WRS began working with mesoscale physical models in 2011 when it was contracted to design a bank stabilization project on the North Platte River near the Nebraska/Wyoming boarder (Figure 2). At issue was the need to stabilize her approach to the weir so that it would yield a consistent discharge rating. The analysis plan was to conduct a 1-D HEC-RAS analysis to establish water levels, and boundary conditions to support more advanced modeling. The advanced modeling was to conduct 2-dimensional numeric analysis and physical modeling concurrently. Countermeasures consisting of bendway weirs were to be designed and tested in the numeric and physical models concurrently believing that the physical and numeric models would inform each other. In practice however, building a finite element mesh, and validating a stable numeric model is time consuming requiring significant skilled labor, and every geometric change to the bendway weir design necessitated a time consuming re-meshing running of the numeric model. In contrast, once the physical model was constructed and validated to the HEC-RAS boundary conditions, the design team could in a matter of hours evaluate, and receive nearly instant feedback from the physical model. As a consequence, a preliminary design of the optimum bendway weir arrangement was obtained on a matter hours.
The overall size of the model was less than 4m long and 1.5 m wide. With the size limitations the horizontal scaling was 70:1. This model had a distortion of 3.5 which is near the upper limit of which we like to work. Currently, most of our models are distorted by a ratio of 2.5 or less. It became clear early in this project that only optimum bendway weir arrangement needed to be analyzed using the numeric 2-D model, from which the concept of Physical-First was developed. In this methodology the physical model is built, tested and modified to determent the best design to meet the requirements of the project. Optimum project conditions obtained from the physical model are then modeled using a multi-dimensional model. In early projects 2-D models such as RMA-2 or Flow 2-D were commonly used. Currently, almost all of our physical modeling projects are also being numerically modeled in 3-Dimensional. The physical model provides one of the only ways to validate the numeric models because it is seldom that project flow conditions can be observed in the field. Once the numeric model is validated to project conditions, the numeric results of local flow depths and velocities can be determined for final sizing and dimensioning of the final project. For example the velocities derived from the two-dimensional Platte River model were used design the weirs so that they would not move. Approximately 18 months after construction, the Platte River weirs are were performing as anticipated from the models.

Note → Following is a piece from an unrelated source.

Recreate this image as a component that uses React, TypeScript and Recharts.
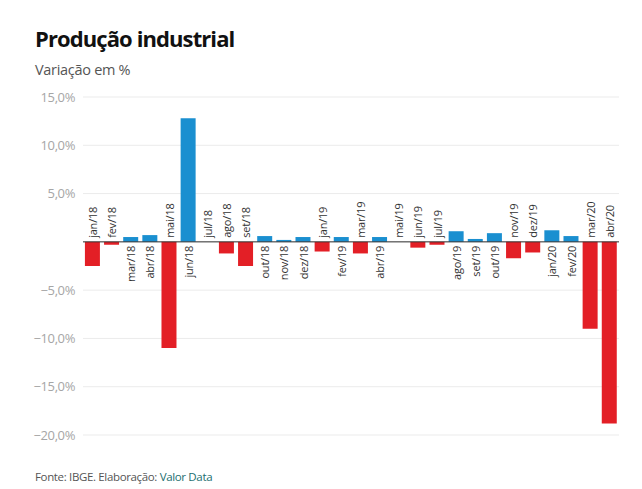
import React from "react";
import { BarChart, Bar, XAxis, YAxis, CartesianGrid, ReferenceLine, ReferenceDot, Cell } from "recharts";

const months = [
  "jan/18", "fev/18", "mar/18", "abr/18", "mai/18", "jun/18", "jul/18", "ago/18", "set/18", "out/18", "nov/18", "dez/18",
  "jan/19", "fev/19", "mar/19", "abr/19", "mai/19", "jun/19", "jul/19", "ago/19", "set/19", "out/19", "nov/19", "dez/19",
  "jan/20", "fev/20", "mar/20", "abr/20",
];
const values = [
  -2.5, -0.3, 0.5, 0.7, -11.0, 12.8, 0.0, -1.2, -2.5, 0.6, 0.2, 0.5,
  -1.0, 0.5, -1.2, 0.5, 0.0, -0.6, -0.3, 1.1, 0.3, 0.9, -1.7, -1.1,
  1.2, 0.6, -9.0, -18.8,
];
const yTicks = [-20, -15, -10, -5, 0, 5, 10, 15];

const BLUE = "#1a8fd0";
const RED = "#e31f26";
const FONT = "'Open Sans', 'Noto Sans', sans-serif";

const data = months.map((m, i) => ({ month: m, value: values[i] }));

const fmtTick = (v: number) => {
  if (v === 0) return "";
  const s = Math.abs(v).toFixed(1).replace(".", ",") + "%";
  return v < 0 ? "\u2212" + s : s;
};

const renderMonthLabel = (i: number) => (props: any) => {
  const vb = props.viewBox || {};
  const cx = (vb.x ?? 0) + (vb.width ?? 0) / 2;
  const zero = (vb.y ?? 0) + (vb.height ?? 0) / 2;
  const positive = values[i] > 0;
  const ty = positive ? zero + 4 : zero - 4;
  return (
    <text x={cx} y={ty} transform={`rotate(-90 ${cx} ${ty})`} textAnchor={positive ? "end" : "start"}
      dominantBaseline="central" fontSize={11} fill="#333" fontFamily={FONT} letterSpacing={-0.2}>
      {months[i]}
    </text>
  );
};

export default function App() {
  return (
    <div style={{ position: "absolute", left: 0, top: 0, width: 642, height: 489, background: "#fff", fontFamily: FONT }}>
      <div style={{ position: "absolute", left: 35, top: 23, fontSize: 22, fontWeight: 700, color: "#111", letterSpacing: -0.9 }}>
        Produção industrial
      </div>
      <div style={{ position: "absolute", left: 35, top: 60, fontSize: 14.5, color: "#555", letterSpacing: -0.3 }}>
        Variação em %
      </div>
      <div style={{ position: "absolute", left: 35, top: 469, fontSize: 11.5, color: "#555", letterSpacing: -0.35 }}>
        Fonte: IBGE. Elaboração: <span style={{ color: "#1d6f70" }}>Valor Data</span>
      </div>
      <div style={{ position: "absolute", left: 0, top: 0 }}>
        <BarChart width={642} height={489} data={data} margin={{ top: 97, right: 23, bottom: 54, left: 8 }}
          barCategoryGap="10%">
          <CartesianGrid horizontal vertical={false} stroke="#ebebeb" />
          <XAxis dataKey="month" hide />
          <YAxis domain={[-20, 15]} ticks={yTicks} width={75} axisLine={false} tickLine={false}
            tickFormatter={fmtTick} interval={0}
            tick={{ fontSize: 13, fill: "#a6a6a6", fontFamily: FONT, letterSpacing: -0.4 }} />
          <Bar dataKey="value" isAnimationActive={false}>
            {data.map((d, i) => (
              <Cell key={i} fill={d.value >= 0 ? BLUE : RED} />
            ))}
          </Bar>
          <ReferenceLine y={0} stroke="#333" strokeWidth={1} />
          {months.map((m, i) => (
            <ReferenceDot key={m} x={m} y={0} r={0} fill="none" stroke="none" label={renderMonthLabel(i)} />
          ))}
        </BarChart>
      </div>
    </div>
  );
}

This approach to conducting combined multi-dimensional numerical and physical hydrodynamic modeling has been successfully applied to several 4 channel and bridge projects on Brush Creek in Mission Hills, Kansas, and for a spillway redesign and renovation for Kansas Fish and Wildlife. The Physical-First has evolved with each project we have conducted. In many ways the rational for these models is similar to that of larger models, namely that the usage of physical models provide a much greater insight to the complex three-dimensional hydrodynamic processes associated with each project. This allows for the analysis and design to specifically target geometries of structures and countermeasures to minimize adverse hydraulic and erosional conditions. ADVANTAGES The primary advantage of using mesoscale models and a physical first approach is primarily economic which will be discussed in the next presentation of this series. However, it is our experience that, although the design, construction and testing of the physical models add a modest amount to the cost to engineer and design. However, these costs are significantly offset by cost savings elsewhere. In every physical model these authors have conducted (including all of the authors earlier models), we have always observed unexpected hydraulic phenomenon. In the Platte River model, the 2-D analysis of existing conditions showed a strong transvers velocity vector immediately upstream of the weir and aligned parallel to the weir plate pointing from the right side of the weir to the left. Without the physical model, this vector was considered to be an anomaly of the numeric model. Only when the physical model was tested, did we learn that the vector represented the core of a transverse vortex that scoured nearly all of the material upstream of the weir (Figure 4). Although the 2-dimensional model identified an issue at this location, The tactile nature of the physical models is a distinct advantage especially when working with clients, city councils, planning commissions, and funding agencies. The physical models allow for clear explanation of complex concepts that are not easily explained using words charts and graphs. What-If scenarios can often be quickly demonstrated to an often interested yet skeptical constituency. Projects are streamlined because client and regulator buy-in is more easily accomplished.